Tous les deux militent justement pour un « journalisme d’intervention » et pas de constat. C’est reconnaître que chaque journaliste est un être humain comme les autres ; qui a un passéguettalacouture, un regard sur le monde défini par « un système de valeurs d’appréhensions et de convictions » qui lui est propre. C’est un « journaliste citoyen » comme l’appelle Jean Lacouture. Quelqu’un qui a un projet, défini ou pas, mais une idée en tout cas, pour changer un état des choses qu’il décrit. L’ambition ce n’est peut-être pas de trouver, mais au moins de chercher des solutions ; « trouver ce point lumineux au bout du tunnel. » affirme M.Guetta. « Car si le journalisme est impuissant à apaiser les tensions, servons nous encore à quelque chose ?»

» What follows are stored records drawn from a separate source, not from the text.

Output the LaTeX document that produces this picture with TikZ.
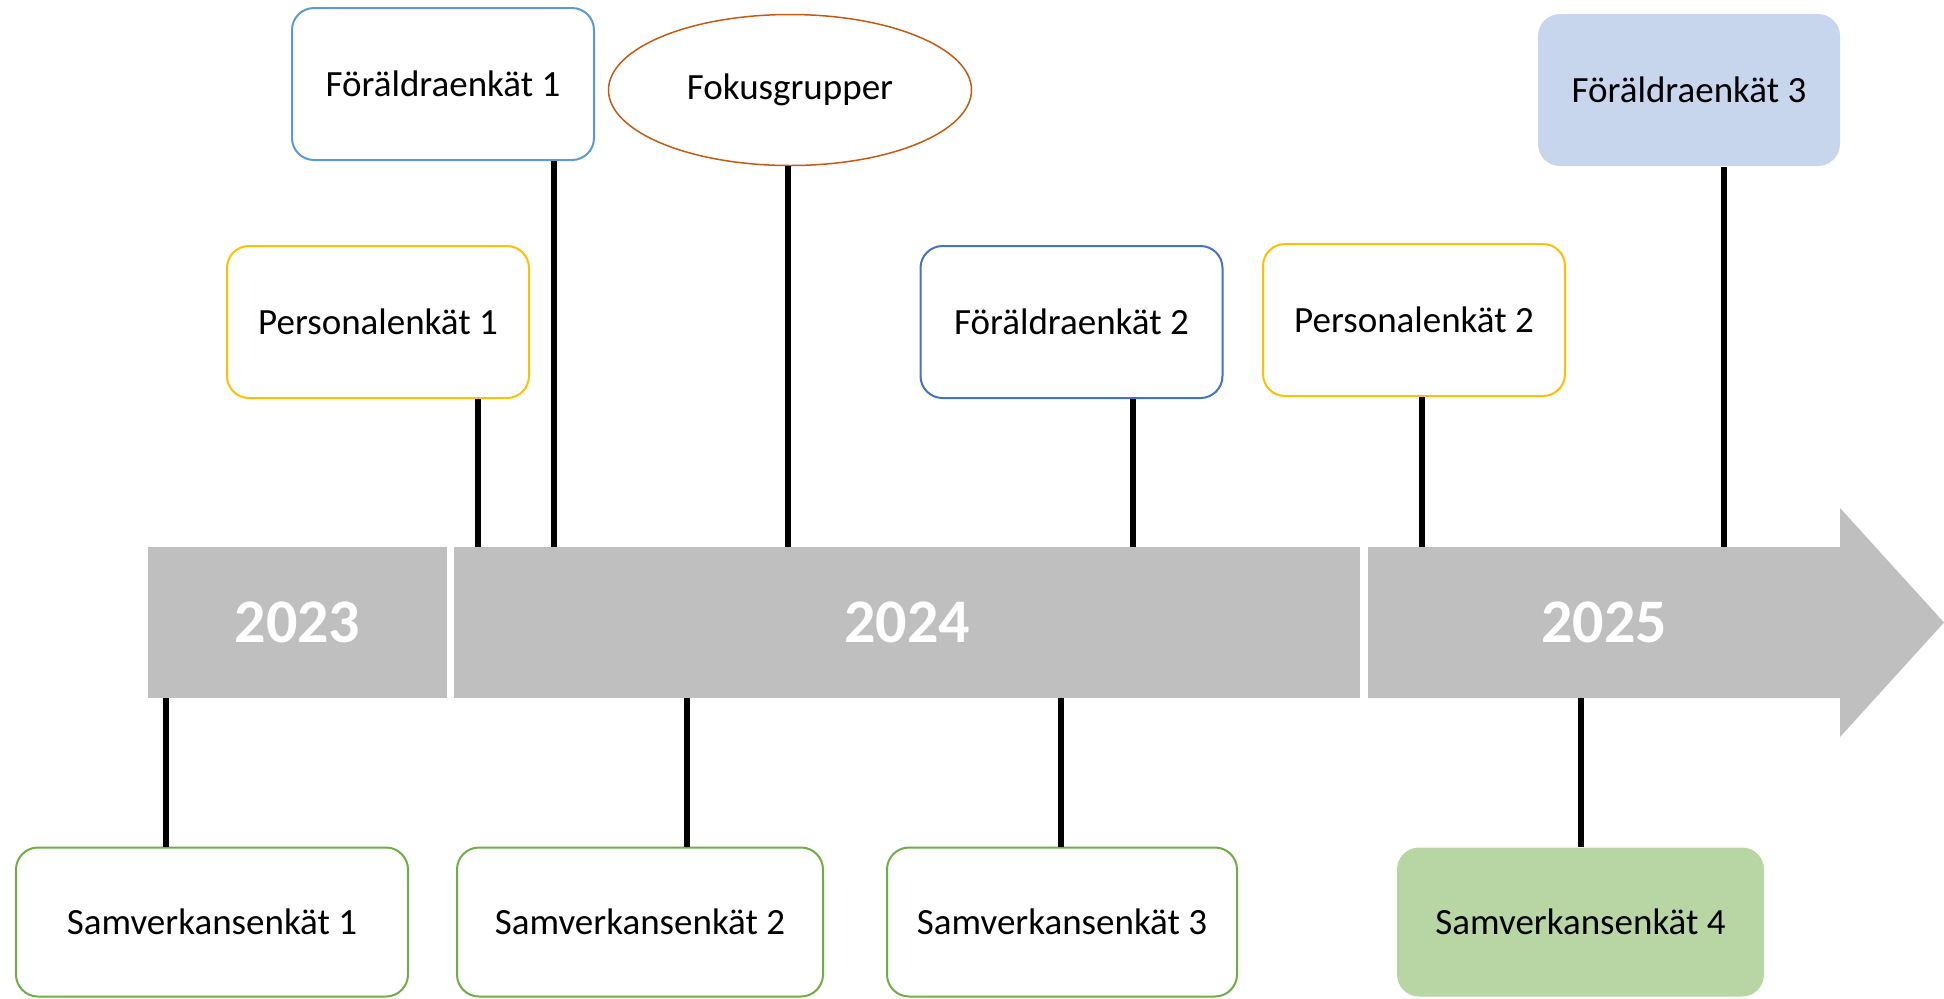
\documentclass[tikz,border=0pt]{standalone}
\usepackage{fontspec}
\setmainfont{Carlito}
\usetikzlibrary{shapes.geometric}
\definecolor{barc}{HTML}{BFBFBF}
\definecolor{lblue}{HTML}{5B9BD5}
\definecolor{dblue}{HTML}{4472C4}
\definecolor{gold}{HTML}{FFC000}
\definecolor{rust}{HTML}{C55A11}
\definecolor{grn}{HTML}{70AD47}
\definecolor{bluefill}{HTML}{C7D5ED}
\definecolor{grnfill}{HTML}{B8D6A4}
\begin{document}
\begin{tikzpicture}[x=0.5pt,y=-0.5pt,
  evbox/.style={rounded corners=11pt, line width=1pt, fill=white, minimum width=151pt, minimum height=76pt, inner sep=0pt, align=center, font=\fontsize{18.5}{22}\selectfont},
  sambox/.style={evbox, draw=grn, minimum height=74.5pt},
  stem/.style={line width=2.8pt, black},
  barseg/.style={fill=barc, inner sep=0pt, minimum height=75.5pt},
  yearlbl/.style={text=white, font=\fontsize{31}{36}\selectfont\bfseries}]
\useasboundingbox (0,0) rectangle (1944,998);

% timeline bar
\node[barseg, yearlbl, minimum width=149.5pt] (y23) at (297.5,622.5) {2023};
\node[barseg, yearlbl, minimum width=453pt] (y24) at (907,622.5) {2024};
\fill[barc] (1368,547) -- (1840,547) -- (1840,508) -- (1944,622.5) -- (1840,737) -- (1840,698) -- (1368,698) -- cycle;
\node[yearlbl] (y25) at (1604,622.5) {2025};

% upper events
\node[evbox, draw=lblue] (foer1) at (443,84) {Föräldraenkät 1};
\node[ellipse, draw=rust, line width=0.75pt, fill=white, minimum width=181.5pt, minimum height=75.5pt, inner sep=0pt, font=\fontsize{18.5}{22}\selectfont] (fokus) at (790,90) {Fokusgrupper};
\node[evbox, draw=gold] (pers1) at (378,322) {Personalenkät 1};
\node[evbox, draw=dblue] (foer2) at (1071.5,322) {Föräldraenkät 2};
\node[evbox, draw=gold] (pers2) at (1414,320) {Personalenkät 2};
\node[evbox, draw=none, fill=bluefill] (foer3) at (1689,90) {Föräldraenkät 3};

% lower events
\node[sambox, minimum width=196pt] (sam1) at (212,922) {Samverkansenkät 1};
\node[sambox, minimum width=183pt] (sam2) at (640,922) {Samverkansenkät 2};
\node[sambox, minimum width=175pt] (sam3) at (1062,922) {Samverkansenkät 3};
\node[sambox, draw=none, fill=grnfill, minimum width=183.5pt] (sam4) at (1580.5,922) {Samverkansenkät 4};

% anchor points on the bar
\coordinate (t1) at (478,547);
\coordinate (t2) at (554,547);
\coordinate (t3) at (788,547);
\coordinate (t4) at (1133,547);
\coordinate (t5) at (1422,547);
\coordinate (t6) at (1724,547);
\coordinate (b1) at (166,698);
\coordinate (b2) at (687,698);
\coordinate (b3) at (1061,698);
\coordinate (b4) at (1581,698);

% stems
\draw[stem] (pers1.south -| t1) -- (t1);
\draw[stem] (foer1.south -| t2) -- (t2);
\draw[stem] (fokus.south -| t3) -- (t3);
\draw[stem] (foer2.south -| t4) -- (t4);
\draw[stem] (pers2.south -| t5) -- (t5);
\draw[stem] (foer3.south -| t6) -- (t6);
\draw[stem] (b1) -- (sam1.north -| b1);
\draw[stem] (b2) -- (sam2.north -| b2);
\draw[stem] (b3) -- (sam3.north -| b3);
\draw[stem] (b4) -- (sam4.north -| b4);
\end{tikzpicture}
\end{document}
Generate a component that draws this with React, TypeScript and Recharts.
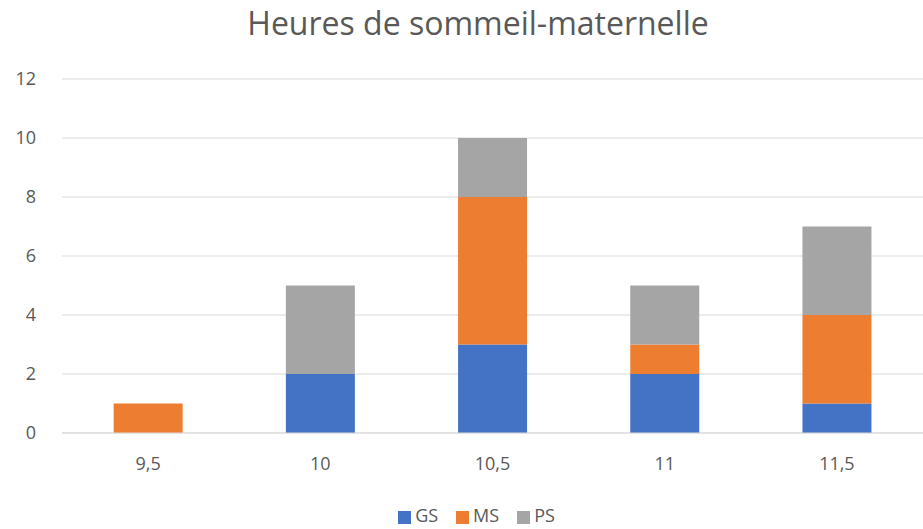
import { Bar, BarChart, CartesianGrid, Legend, XAxis, YAxis } from "recharts";

const categories = ["9,5", "10", "10,5", "11", "11,5"];
const gs = [0, 2, 3, 2, 1];
const ms = [1, 0, 5, 1, 3];
const ps = [0, 3, 2, 2, 3];
const yTicks = [0, 2, 4, 6, 8, 10, 12];

const font = "'Open Sans', 'Liberation Sans', sans-serif";
const textColor = "#595959";

export default function App() {
  const data = categories.map((c, i) => ({
    name: c,
    GS: gs[i] || null,
    MS: ms[i] || null,
    PS: ps[i] || null,
  }));

  return (
    <div style={{ position: "absolute", left: 0, top: 0, width: 923, height: 529, background: "#fff", fontFamily: font }}>
      <div
        style={{
          position: "absolute",
          top: 1,
          left: 0,
          width: 956,
          textAlign: "center",
          fontSize: 32,
          color: textColor,
        }}
      >
        Heures de sommeil-maternelle
      </div>
      <BarChart
        width={923}
        height={529}
        data={data}
        margin={{ top: 79, right: 0, left: 0, bottom: 0 }}
        barCategoryGap="30%"
      >
        <CartesianGrid vertical={false} stroke="#d9d9d9" />
        <XAxis
          dataKey="name"
          axisLine={{ stroke: "#d9d9d9" }}
          tickLine={false}
          tick={{ fill: textColor, fontSize: 18, fontFamily: font }}
          tickMargin={18}
          height={70}
        />
        <YAxis
          domain={[0, 12]}
          ticks={yTicks}
          axisLine={false}
          tickLine={false}
          tick={{ fill: textColor, fontSize: 18, fontFamily: font }}
          tickMargin={20}
          width={62}
        />
        <Legend
          verticalAlign="bottom"
          align="center"
          iconType="square"
          iconSize={13}
          height={26}
          wrapperStyle={{ paddingLeft: 24, fontSize: 18, fontFamily: font }}
          formatter={(v) => <span style={{ color: textColor, paddingRight: 8 }}>{v}</span>}
        />
        <Bar dataKey="GS" stackId="a" fill="#4472C4" isAnimationActive={false} />
        <Bar dataKey="MS" stackId="a" fill="#ED7D31" isAnimationActive={false} />
        <Bar dataKey="PS" stackId="a" fill="#A5A5A5" isAnimationActive={false} />
      </BarChart>
    </div>
  );
}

La « honte » et la « désillusion »

Dans une deuxième partie du débat, les deux journalistes sont revenus sur les plus grands regrets de leurs carrières. « L’affaire de Cambodge » comme l’appelle M. Lacouture, fut l’événement qui a nui le plus à sa réputation. Il parle aujourd’hui de « honte » lorsqu’il évoque son refus, pendant des années, de reconnaître les crimes des khmers rouges. « C’était une insuffisance de jugement, de rigueur et d’interrogation par rapport à des hommes dont on ne pouvait imaginer des choses pareilles. » avoue-t-il. Pour M.Guetta ce ne fut pas le cas d’un échec personnel, mais celui d’une désillusion générale advenue après 89. Des évolutions qui n’ont finalement pas pris le cours prévu. « L’échec de la démocratisation en Russie, était pour moi un grand regret, une blessure même. » raconte M.Guetta.

Bye, bye l’Occident…

Mais 89 a apporté aussi des réflections décisives pour les deux hommes. Tout d’abord le passage d’un monde simple, bipolaire, qu’on pouvait facilement appréhender à un monde dont les dynamiques nous échappent. Mais la levée de ce « manteau » qui couvrait le bloc communiste a permis de découvrir un monde de « conflits dissimulés, cachés, qui, d’un coup ont repris leur criante actualité » remarque M.Guetta. Enfin, les deux auteurs soulignent qu’il faut sortir de l’illusion d’un monde dominé par l’Occident. « Ce n’est plus le cas aujourd’hui ; il faut en être conscient; et lorsqu’on voit que la Chine est en train de devenir le pays de l’avant garde artistique, c’en est la meilleure preuve. » conclue Bernard Guetta.